▸ What you should do: Quote exactly the lines between the line containing "Write the seaborn" and the line containing "-0.302), (-1.02, 0.688)]", counting those two lines as part of the range. Leave the rest out.

▸ Rows:
□ □ □ □ □
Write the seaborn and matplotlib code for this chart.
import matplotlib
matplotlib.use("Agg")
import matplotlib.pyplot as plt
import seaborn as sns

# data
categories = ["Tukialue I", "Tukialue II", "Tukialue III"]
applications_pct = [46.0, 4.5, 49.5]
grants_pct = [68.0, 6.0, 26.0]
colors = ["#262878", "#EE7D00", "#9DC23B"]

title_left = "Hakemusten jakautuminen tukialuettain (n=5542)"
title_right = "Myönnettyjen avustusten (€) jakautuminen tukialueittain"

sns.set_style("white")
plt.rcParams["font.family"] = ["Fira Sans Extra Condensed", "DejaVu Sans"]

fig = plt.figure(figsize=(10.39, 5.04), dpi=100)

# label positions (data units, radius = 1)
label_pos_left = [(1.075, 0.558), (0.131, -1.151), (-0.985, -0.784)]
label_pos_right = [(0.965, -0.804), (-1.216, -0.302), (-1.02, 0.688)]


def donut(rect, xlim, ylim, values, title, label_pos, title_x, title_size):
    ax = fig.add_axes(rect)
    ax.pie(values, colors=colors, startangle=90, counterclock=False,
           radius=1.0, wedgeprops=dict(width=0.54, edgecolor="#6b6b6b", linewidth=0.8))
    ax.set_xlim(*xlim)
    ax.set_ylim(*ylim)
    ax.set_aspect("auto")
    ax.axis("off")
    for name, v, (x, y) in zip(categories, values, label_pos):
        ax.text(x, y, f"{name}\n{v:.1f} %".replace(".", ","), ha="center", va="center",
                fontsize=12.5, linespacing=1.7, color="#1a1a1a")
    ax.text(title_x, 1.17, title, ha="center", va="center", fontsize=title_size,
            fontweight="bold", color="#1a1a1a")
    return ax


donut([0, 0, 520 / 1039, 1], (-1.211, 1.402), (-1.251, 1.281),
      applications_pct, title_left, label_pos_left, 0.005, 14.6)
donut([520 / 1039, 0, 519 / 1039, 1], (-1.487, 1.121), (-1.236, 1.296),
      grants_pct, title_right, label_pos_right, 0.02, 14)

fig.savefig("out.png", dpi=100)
□ □ □ □ □
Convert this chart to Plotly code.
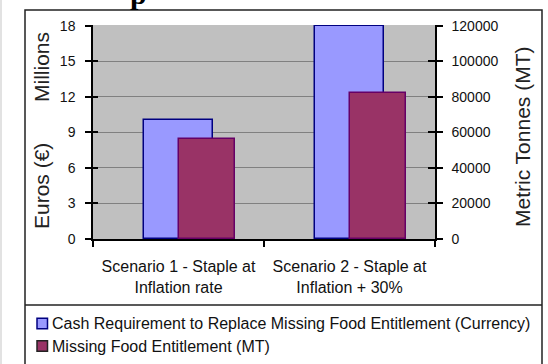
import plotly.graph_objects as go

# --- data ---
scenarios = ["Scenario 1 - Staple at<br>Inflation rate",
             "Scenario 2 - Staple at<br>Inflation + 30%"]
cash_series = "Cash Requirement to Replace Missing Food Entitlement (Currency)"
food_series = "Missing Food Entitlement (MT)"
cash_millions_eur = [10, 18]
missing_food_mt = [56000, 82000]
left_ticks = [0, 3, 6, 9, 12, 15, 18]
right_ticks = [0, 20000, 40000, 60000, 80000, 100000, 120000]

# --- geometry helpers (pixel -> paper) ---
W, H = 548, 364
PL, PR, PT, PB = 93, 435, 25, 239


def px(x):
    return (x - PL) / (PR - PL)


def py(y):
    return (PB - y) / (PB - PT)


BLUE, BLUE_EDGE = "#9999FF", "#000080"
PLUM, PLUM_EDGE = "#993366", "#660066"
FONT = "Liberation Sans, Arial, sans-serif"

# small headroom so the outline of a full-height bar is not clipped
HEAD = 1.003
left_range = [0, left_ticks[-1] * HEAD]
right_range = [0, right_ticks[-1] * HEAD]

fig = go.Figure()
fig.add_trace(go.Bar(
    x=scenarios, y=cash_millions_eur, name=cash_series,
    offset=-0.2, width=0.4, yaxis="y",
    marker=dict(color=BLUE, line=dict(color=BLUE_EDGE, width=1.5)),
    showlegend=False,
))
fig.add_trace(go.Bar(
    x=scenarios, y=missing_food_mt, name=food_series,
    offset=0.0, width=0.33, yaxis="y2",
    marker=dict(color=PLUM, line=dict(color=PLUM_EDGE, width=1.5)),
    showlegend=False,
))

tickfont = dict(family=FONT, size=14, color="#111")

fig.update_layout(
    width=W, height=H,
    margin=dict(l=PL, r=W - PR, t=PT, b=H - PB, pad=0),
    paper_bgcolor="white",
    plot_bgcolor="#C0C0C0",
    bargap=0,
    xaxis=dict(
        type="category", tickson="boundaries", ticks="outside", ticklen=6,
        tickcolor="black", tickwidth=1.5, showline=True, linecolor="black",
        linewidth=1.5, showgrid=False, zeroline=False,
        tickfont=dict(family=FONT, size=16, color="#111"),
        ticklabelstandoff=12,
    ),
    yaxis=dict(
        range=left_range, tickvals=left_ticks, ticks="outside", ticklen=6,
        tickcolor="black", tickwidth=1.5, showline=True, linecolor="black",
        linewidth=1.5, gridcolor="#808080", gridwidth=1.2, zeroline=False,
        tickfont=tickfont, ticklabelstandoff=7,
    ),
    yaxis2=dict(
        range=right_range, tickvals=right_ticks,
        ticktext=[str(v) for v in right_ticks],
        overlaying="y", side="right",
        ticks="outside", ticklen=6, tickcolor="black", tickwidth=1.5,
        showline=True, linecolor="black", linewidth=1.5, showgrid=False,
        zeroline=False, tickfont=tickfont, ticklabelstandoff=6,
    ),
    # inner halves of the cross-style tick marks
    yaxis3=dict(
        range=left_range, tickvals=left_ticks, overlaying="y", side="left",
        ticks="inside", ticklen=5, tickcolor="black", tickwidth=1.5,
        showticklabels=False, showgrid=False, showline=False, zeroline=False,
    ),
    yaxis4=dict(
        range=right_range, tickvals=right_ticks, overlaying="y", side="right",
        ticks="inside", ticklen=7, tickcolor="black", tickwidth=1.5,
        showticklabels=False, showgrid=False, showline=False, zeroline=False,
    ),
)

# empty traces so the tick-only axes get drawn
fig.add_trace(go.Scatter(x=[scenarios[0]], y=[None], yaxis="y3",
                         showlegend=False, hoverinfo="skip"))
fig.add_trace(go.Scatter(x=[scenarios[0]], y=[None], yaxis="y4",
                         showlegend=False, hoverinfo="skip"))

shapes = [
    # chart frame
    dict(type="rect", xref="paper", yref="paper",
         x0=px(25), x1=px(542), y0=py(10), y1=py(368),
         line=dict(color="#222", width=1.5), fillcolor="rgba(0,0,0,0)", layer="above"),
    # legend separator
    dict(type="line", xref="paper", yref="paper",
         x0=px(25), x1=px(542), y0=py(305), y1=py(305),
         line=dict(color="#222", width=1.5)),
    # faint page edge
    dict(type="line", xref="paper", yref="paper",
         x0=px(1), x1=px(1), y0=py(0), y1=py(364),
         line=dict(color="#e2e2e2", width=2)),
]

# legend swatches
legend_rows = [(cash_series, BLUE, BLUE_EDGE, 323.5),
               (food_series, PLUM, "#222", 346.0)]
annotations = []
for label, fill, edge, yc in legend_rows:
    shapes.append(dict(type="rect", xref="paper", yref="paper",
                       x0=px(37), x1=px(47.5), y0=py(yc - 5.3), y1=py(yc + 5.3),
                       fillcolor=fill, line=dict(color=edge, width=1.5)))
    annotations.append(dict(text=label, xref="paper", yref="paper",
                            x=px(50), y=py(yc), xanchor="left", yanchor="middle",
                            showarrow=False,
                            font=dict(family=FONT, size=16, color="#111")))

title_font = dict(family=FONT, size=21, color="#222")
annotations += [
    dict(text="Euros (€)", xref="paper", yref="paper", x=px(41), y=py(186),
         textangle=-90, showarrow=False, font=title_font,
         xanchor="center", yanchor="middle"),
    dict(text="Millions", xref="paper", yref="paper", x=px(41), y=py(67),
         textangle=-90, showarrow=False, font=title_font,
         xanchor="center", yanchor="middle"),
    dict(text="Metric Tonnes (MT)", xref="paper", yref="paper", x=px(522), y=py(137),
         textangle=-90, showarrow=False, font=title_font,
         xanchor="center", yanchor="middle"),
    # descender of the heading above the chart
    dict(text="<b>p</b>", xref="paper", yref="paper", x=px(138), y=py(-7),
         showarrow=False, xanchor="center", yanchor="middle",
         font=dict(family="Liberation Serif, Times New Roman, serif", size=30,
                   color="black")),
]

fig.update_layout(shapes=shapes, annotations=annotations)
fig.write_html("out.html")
□ □ □ □ □
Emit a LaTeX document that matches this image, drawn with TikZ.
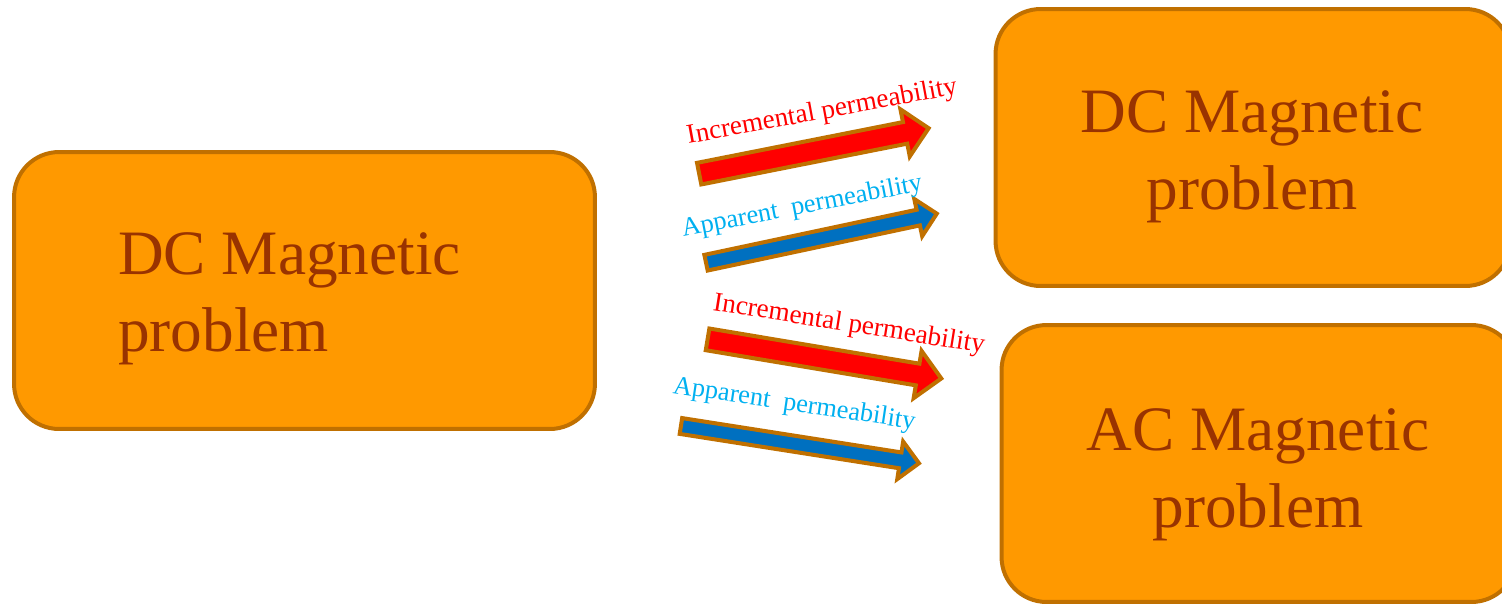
□ □ □ □ □
▸ Solution:
Write the seaborn and matplotlib code for this chart.
import matplotlib
matplotlib.use("Agg")
import matplotlib.pyplot as plt
import seaborn as sns

# data
categories = ["Tukialue I", "Tukialue II", "Tukialue III"]
applications_pct = [46.0, 4.5, 49.5]
grants_pct = [68.0, 6.0, 26.0]
colors = ["#262878", "#EE7D00", "#9DC23B"]

title_left = "Hakemusten jakautuminen tukialuettain (n=5542)"
title_right = "Myönnettyjen avustusten (€) jakautuminen tukialueittain"

sns.set_style("white")
plt.rcParams["font.family"] = ["Fira Sans Extra Condensed", "DejaVu Sans"]

fig = plt.figure(figsize=(10.39, 5.04), dpi=100)

# label positions (data units, radius = 1)
label_pos_left = [(1.075, 0.558), (0.131, -1.151), (-0.985, -0.784)]
label_pos_right = [(0.965, -0.804), (-1.216, -0.302), (-1.02, 0.688)]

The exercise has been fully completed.